= Antonella Sorace =

Antonella Sorace, , is an experimental linguist and academic, specializing in bilingualism across the lifespan. Since 2002, she has been Professor of Developmental Linguistics at the University of Edinburgh, and since 2008, she has been Founding Director of Bilingualism Matters. She a Fellow of the British Academy, a Fellow of the Royal Society of Edinburgh and a Fellow of the Royal Society for the Encouragement of Arts, Manufactures and Commerce.

== Education and career ==
Sorace received a first degree (Laurea) from the Sapienza University of Rome, a Master of Arts degree from the University of Southern California, and a PhD from the University of Edinburgh in 1993 with a dissertation entitled, "Late bilingualism: lexicon-syntax interface."

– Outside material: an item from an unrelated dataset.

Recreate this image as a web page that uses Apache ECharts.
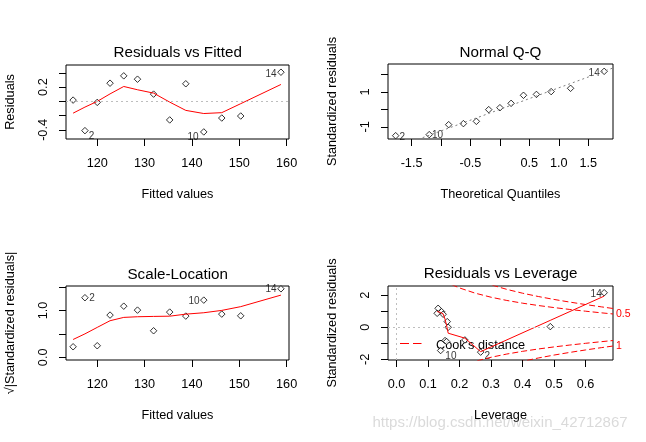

Sorace's research has focused on multilingual acquisition across the lifespan, with a particular focus on highly advanced or near-native second language speakers, the changes in the native language of second language learners, and differences in acquisition in younger or older bilingual children. She is also the originator of the influential interface hypothesis. The hypothesis posits that linguistic structures that are sensitive to conditions external to the language domain, such as pragmatic, discourse, or contextual information, may remain variable in bilingual speakers, even at very advanced proficiency levels. She has recently turned her attention to the interactions between language and general cognition, which may partly be responsible for this variability. Sorace is known for her research on the lexicon-syntax interface and especially for her work on gradience in split intransitivity across languages.

She has contributed to experimental linguistics methods by pioneering the use of Magnitude Estimation for the elicitation of acceptability judgments.

Sorace is also the founder and director of Bilingualism Matters, an information and public engagement centre with branches in Europe and the United States, which aims to bridge the divide between researchers and the community at large about the facts and benefits of learning multiple languages, particularly among children.

== Recognition ==
In 2023, Sorace was elected a Fellow of the American Association for the Advancement of Science.

== Selected publications ==
- (2019) Chamorro, G. and Sorace, A. The Interface Hypothesis as a framework for studying L1 attrition. In B. Köpke and M. Schmid (eds.) The Oxford Handbook of Language Attrition. Oxford: Oxford University Press.
- (2016) Sorace, A. Referring expressions and executive functions in bilingualism. Linguistic Approaches to Bilingualism 6: 669–684. DOI: 10.1075/lab.15055.
- (2014) Sorace, A. Input, timing, and outcomes in a wider model of bilingualism. Linguistic Approaches to Bilingualism 4: 377–380.
- (2011) Sorace, A. Pinning down the concept of "interface" in bilingualism. Linguistic Approaches to Bilingualism 1: 1-33.
- (2009) Sorace, A., Serratrice, L., Filiaci, F. and Baldo, M. Discourse conditions on subject pronoun realisation: testing the linguistic intuitions of older bilingual children. "Lingua" 119: 460–477.
- (2007) Belletti, A., Bennati, E. and Sorace, A. Theoretical and developmental issues in the syntax of subjects: evidence from near-native Italian. Natural Language and Linguistic Theory 25: 657–689.
- (2004) Tsimpli, T. Sorace, A., Heycock, C. and Filiaci, F. First language attrition and syntactic subjects: a study of Greek and Italian near-native speakers of English. International Journal of Bilingualism 8: 257–277.
- (2003) Sorace, A. Near-Nativeness. In M. Long and C. Doughty (eds.), Handbook of Second Language Acquisition, 130–152. Oxford: Blackwell.
- (2000). Sorace, A. Gradients in auxiliary selection with intransitive verbs. "Language" 76: 859–890.
- (1996) Bard, E.G., Robertson, D. and Sorace, A. Magnitude Estimation of linguistic acceptability. Language 72: 32–68.